— Start Provided records —

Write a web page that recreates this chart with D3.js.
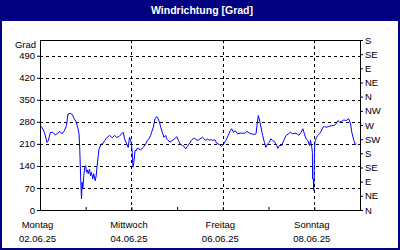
<!DOCTYPE html>
<html>
<head>
<meta charset="utf-8">
<script src="https://cdn.jsdelivr.net/npm/d3@7"></script>
<style>
  body { margin: 0; background: #fff; }
  text { font-family: "Liberation Sans", Arial, sans-serif; }
</style>
</head>
<body>
<div id="chart"></div>
<script>
// Stunden ab 02.06.25 00:00 und Windrichtung in Grad
var hours = [0, 1, 2.3, 3.7, 4.4, 5.4, 6.7, 8, 9.3, 10.4, 11.6, 12.8, 13.9, 14.7, 15.9, 17, 18, 19, 19.8, 20.5,
  20.9, 21.4, 21.8, 22.1, 22.5, 23, 23.5, 24, 24.4, 24.9, 25.3, 26, 26.5, 27, 27.7, 28.2, 29, 29.5, 30, 30.5,
  31, 32, 33.2, 34, 35.3, 36.6, 37.9, 39.1, 40.2, 41.4, 42, 43.2, 43.7, 44.4, 45.5, 46.3, 47, 47.6, 48, 48.4,
  48.8, 49.3, 49.9, 50.6, 51.1, 51.9, 52.8, 54.2, 55.5, 56.3, 57.2, 58.1, 58.6, 59.5, 60.4, 61.3, 62, 62.7, 63.4, 64.2,
  65.1, 66, 66.5, 67.2, 68.3, 69.5, 70.7, 71.8, 72.7, 73.5, 74.8, 75.6, 76.5, 77.4, 78.3, 79.5, 80.9, 81.8, 83, 84,
  85.3, 86.2, 87, 88, 88.8, 89.7, 90.6, 91.8, 92.8, 94.1, 95.3, 96.4, 97.6, 98.8, 99.9, 100.6, 101.6, 102.5, 103.7, 105.1,
  106.4, 107.6, 108.6, 109.9, 111.1, 112.5, 113.4, 113.9, 114.6, 115.1, 116, 116.9, 117.8, 118.6, 119.5, 120.4, 121.2, 122.1, 123.4, 124.3,
  124.8, 125.7, 126.9, 128, 129.2, 130.4, 131.5, 132.7, 133.9, 135, 135.9, 137.1, 138, 138.8, 139.7, 140.6, 141.5, 142, 142.7, 143,
  143.1, 143.5, 143.7, 143.9, 144.1, 144.3, 144.6, 145.2, 145.9, 146.7, 147.6, 148.5, 149.4, 150.2, 151.5, 152.9, 154.3, 155.5, 156.4, 157.3,
  158.5, 159.5, 160.8, 162, 163, 163.7, 164.8, 165.5, 166.2, 166.9];
var degrees = [268, 263, 247, 215, 221, 246, 247, 238, 244, 250, 242, 252, 268, 305, 307, 303, 290, 279, 263, 242,
  189, 93, 35, 88, 67, 109, 136, 141, 120, 127, 115, 130, 109, 120, 99, 115, 93, 109, 141, 168,
  194, 208, 212, 221, 231, 237, 229, 237, 231, 233, 237, 244, 247, 226, 210, 199, 231, 221, 210, 183,
  136, 152, 189, 189, 197, 194, 191, 199, 210, 221, 226, 237, 247, 263, 290, 297, 290, 279, 263, 247,
  231, 237, 226, 221, 216, 221, 226, 233, 221, 210, 205, 202, 194, 202, 210, 221, 229, 224, 221, 226,
  231, 226, 221, 226, 221, 224, 221, 223, 212, 208, 202, 210, 221, 237, 252, 258, 247, 252, 242, 244,
  244, 244, 250, 244, 242, 240, 242, 268, 300, 290, 263, 237, 215, 199, 210, 215, 226, 221, 215, 205,
  196, 205, 205, 221, 237, 242, 247, 242, 244, 242, 237, 247, 258, 242, 226, 221, 205, 221, 199, 183,
  99, 99, 62, 99, 180, 215, 221, 231, 237, 242, 250, 263, 265, 263, 265, 268, 268, 274, 284, 279,
  282, 286, 284, 290, 276, 247, 221, 208, 210];

// Achsenbeschriftungen
var gradTicks = [0, 70, 140, 210, 280, 350, 420, 490];
var compass = ['N', 'NE', 'E', 'SE', 'S', 'SW', 'W', 'NW', 'N', 'NE', 'E', 'SE', 'S'];
var labelDays = ['Montag', 'Mittwoch', 'Freitag', 'Sonntag'];
var labelDates = ['02.06.25', '04.06.25', '06.06.25', '08.06.25'];

var start = new Date(2025, 5, 2);
var end = new Date(2025, 5, 9);
var data = hours.map(function(h, i) {
  return { date: new Date(start.getTime() + h * 3600e3), value: degrees[i] };
});

var margin = { top: 40, right: 40, bottom: 40, left: 40 };
var width = 400 - margin.left - margin.right;
var height = 250 - margin.top - margin.bottom;
var navy = '#000080';

var root = d3.select('#chart')
  .append('svg')
  .attr('width', 400)
  .attr('height', 250);

// Rahmen und Titelleiste
root.append('rect')
  .attr('x', 1).attr('y', 1)
  .attr('width', 398).attr('height', 248)
  .attr('fill', '#fff')
  .attr('stroke', navy)
  .attr('stroke-width', 2);

root.append('rect')
  .attr('x', 0).attr('y', 0)
  .attr('width', 400).attr('height', 21)
  .attr('fill', navy);

root.append('text')
  .attr('x', 202)
  .attr('y', 13.5)
  .attr('text-anchor', 'middle')
  .attr('fill', '#fff')
  .style('font-size', '10.5px')
  .style('font-weight', 'bold')
  .text('Windrichtung [Grad]');

var svg = root.append('g')
  .attr('transform', 'translate(' + margin.left + ',' + margin.top + ')');

var x = d3.scaleTime().domain([start, end]).range([0, width]);
var y = d3.scaleLinear().domain([0, 540]).range([height, 0]);

// Gitterlinien
svg.append('g')
  .selectAll('line')
  .data(gradTicks.slice(1))
  .enter().append('line')
  .attr('x1', 0).attr('x2', width)
  .attr('y1', d => Math.round(y(d)) + 0.5)
  .attr('y2', d => Math.round(y(d)) + 0.5)
  .attr('stroke', '#000')
  .attr('stroke-dasharray', '3,3');

var labelTimes = labelDates.map((d, i) => d3.timeDay.offset(start, i * 2));

svg.append('g')
  .selectAll('line')
  .data(labelTimes.slice(1))
  .enter().append('line')
  .attr('x1', d => Math.round(x(d)) + 0.5)
  .attr('x2', d => Math.round(x(d)) + 0.5)
  .attr('y1', 0).attr('y2', height)
  .attr('stroke', '#000')
  .attr('stroke-dasharray', '3,3');

// obere Rahmenlinie
svg.append('line')
  .attr('x1', 0).attr('x2', width)
  .attr('y1', 0.5).attr('y2', 0.5)
  .attr('stroke', '#000');

// Linie
var line = d3.line()
  .x(d => x(d.date))
  .y(d => y(d.value));

svg.append('path')
  .datum(data)
  .attr('fill', 'none')
  .attr('stroke', '#0000ff')
  .attr('stroke-width', 1)
  .attr('d', line);

// Achsen
var yAxis = svg.append('g')
  .call(d3.axisLeft(y).tickValues(gradTicks).tickSize(3).tickSizeOuter(0).tickPadding(2));

var rAxis = svg.append('g')
  .attr('transform', 'translate(' + width + ',0)')
  .call(d3.axisRight(y).tickValues(d3.range(0, 541, 45))
    .tickFormat((d, i) => compass[i]).tickSize(3).tickSizeOuter(0).tickPadding(2));

var xAxis = svg.append('g')
  .attr('transform', 'translate(0,' + height + ')')
  .call(d3.axisBottom(x).ticks(d3.timeDay.every(1)).tickFormat('').tickSize(-3).tickSizeOuter(0));

svg.selectAll('.domain, .tick line').attr('stroke', '#000');
svg.selectAll('.tick text')
  .attr('fill', '#000')
  .style('font-family', '"Liberation Sans", Arial, sans-serif')
  .style('font-size', '9.5px');

svg.append('text')
  .attr('x', -4)
  .attr('y', 8)
  .attr('text-anchor', 'end')
  .style('font-size', '9.5px')
  .text('Grad');

// Datumsbeschriftung
var xl = svg.append('g')
  .selectAll('g')
  .data(labelTimes)
  .enter().append('g')
  .attr('transform', d => 'translate(' + (x(d) - 2.5) + ',' + height + ')');

xl.append('text')
  .attr('y', 18)
  .attr('text-anchor', 'middle')
  .style('font-size', '9.5px')
  .text((d, i) => labelDays[i]);

xl.append('text')
  .attr('y', 32)
  .attr('text-anchor', 'middle')
  .style('font-size', '9.5px')
  .text((d, i) => labelDates[i]);
</script>
</body>
</html>
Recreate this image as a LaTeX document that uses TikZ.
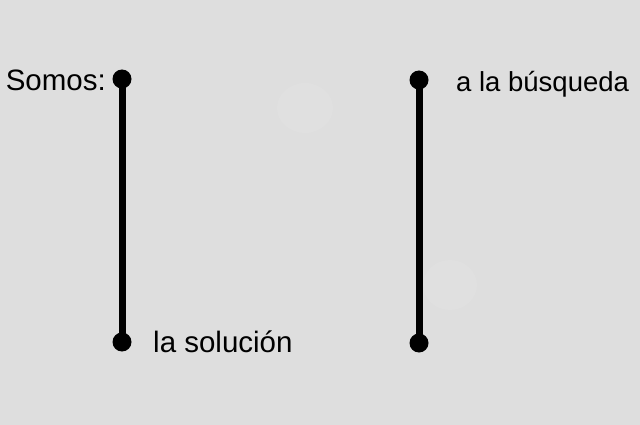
\documentclass[tikz,border=0pt]{standalone}
\usepackage{fontspec}
\setmainfont{Liberation Sans}
\definecolor{bg}{HTML}{DEDEDE}
\definecolor{ghost}{HTML}{E0E0E0}
\begin{document}
\begin{tikzpicture}[x=1pt,y=-1pt,
  dot/.style={circle,fill=black,inner sep=0pt,minimum size=19pt},
  bar/.style={line width=7pt},
  lbl/.style={inner sep=0pt,font=\fontsize{29.5}{32}\selectfont}]
\fill[bg] (0,0) rectangle (640,425);
\useasboundingbox (0,0) rectangle (640,425);
\fill[ghost] (305,108) ellipse (28 and 25);
\fill[ghost] (450,285) ellipse (27 and 25);
\node[dot] (tl) at (122,79) {};
\node[dot] (bl) at (122,342) {};
\node[dot] (tr) at (419,80) {};
\node[dot] (br) at (419,343) {};
\draw[bar] (tl.center) -- (bl.center);
\draw[bar] (tr.center) -- (br.center);
\node[lbl,anchor=mid east] (t1) at (106,88) {Somos:};
\node[lbl,anchor=mid west] (t2) at (153,350) {la solución};
\node[lbl,anchor=mid west,font=\fontsize{27.5}{30}\selectfont] (t3) at (456,89) {a la búsqueda};
\end{tikzpicture}
\end{document}
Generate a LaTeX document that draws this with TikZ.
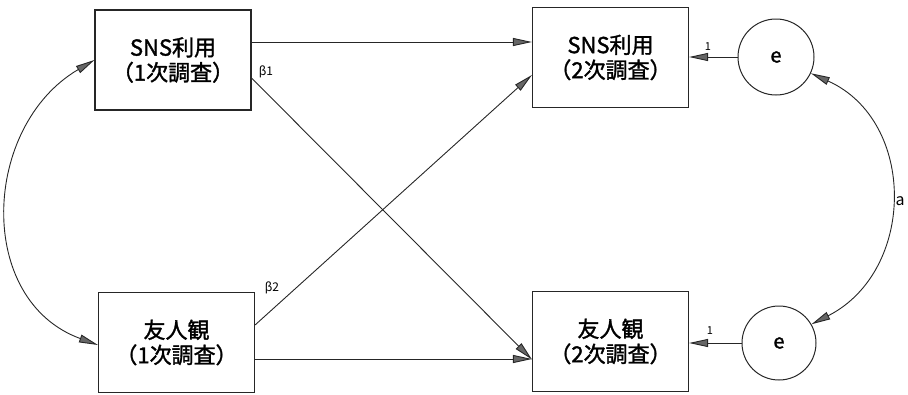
\documentclass[tikz,border=0pt]{standalone}
\usepackage{fontspec}
\setmainfont{Noto Sans CJK JP}
\newfontfamily\boxfont{Noto Sans CJK JP}[FakeBold=1.5]
\usetikzlibrary{arrows.meta}
\tikzset{
  varbox/.style={draw=black!85, line width=1.1pt, minimum width=156pt, minimum height=100pt, align=center, inner sep=0pt, font=\boxfont\fontsize{22}{25}\selectfont},
  errcirc/.style={draw=black!85, line width=1pt, circle, inner sep=0pt, font=\boxfont\fontsize{20}{22}\selectfont},
  tip/.tip={Triangle[length=19pt,width=8pt,fill=black!60]},
  arr/.style={line width=0.9pt, draw=black!85, -{tip}},
  darr/.style={line width=0.9pt, draw=black!85, {tip}-{tip}},
  coef/.style={font=\fontsize{12}{13}\selectfont, inner sep=0pt}
}
\begin{document}
\begin{tikzpicture}[x=1pt,y=-1pt]
\useasboundingbox (0,0) rectangle (908,394);
\node[varbox] (A) at (173,60) {SNS利用\\（1次調査）};
\node[varbox] (B) at (610.5,57.5) {SNS利用\\（2次調査）};
\node[varbox] (C) at (176.5,342.5) {友人観\\（1次調査）};
\node[varbox] (D) at (610.5,341.5) {友人観\\（2次調査）};
\node[errcirc, minimum size=76pt] (e1) at (776,57) {e};
\node[errcirc, minimum size=74pt] (e2) at (779,343) {e};

\coordinate (a1) at ([yshift=18]A.east);
\draw[arr] (a1) -- (a1 -| B.west);
\draw[arr] ([yshift=-18]A.east) -- ([yshift=-18]D.west);
\draw[arr] ([yshift=17.5]C.east) -- ([yshift=-17.5]B.west);
\coordinate (c1) at ([yshift=-16.5]C.east);
\draw[arr] (c1) -- (c1 -| D.west);
\draw[arr] (e1.west) -- (e1.west -| B.east);
\draw[arr] (e2.west) -- (e2.west -| D.east);

\coordinate (cl) at ([yshift=-2.5]C.west);
\draw[darr] (A.west) .. controls (-18,126) and (-25,300) .. (cl);
\draw[darr] (e1.-25) .. controls (917,121) and (916,271) .. (e2.30);

\node[coef] (b1) at (266,72) {\itshape β1};
\node[coef] (b2) at (272,288) {\itshape β2};
\node[coef, font=\fontsize{11}{12}\selectfont] (one1) at (708,47) {1};
\node[coef, font=\fontsize{11}{12}\selectfont] (one2) at (710,331) {1};
\node[font=\fontsize{16}{18}\selectfont, inner sep=0pt] (la) at (900,201) {a};
\end{tikzpicture}
\end{document}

— End Provided records —

> **What this task involves**: Some lines of the records may hold the word "LaTeX". How many do? Answer with a number and nothing else.

> **Answer to the task**: 2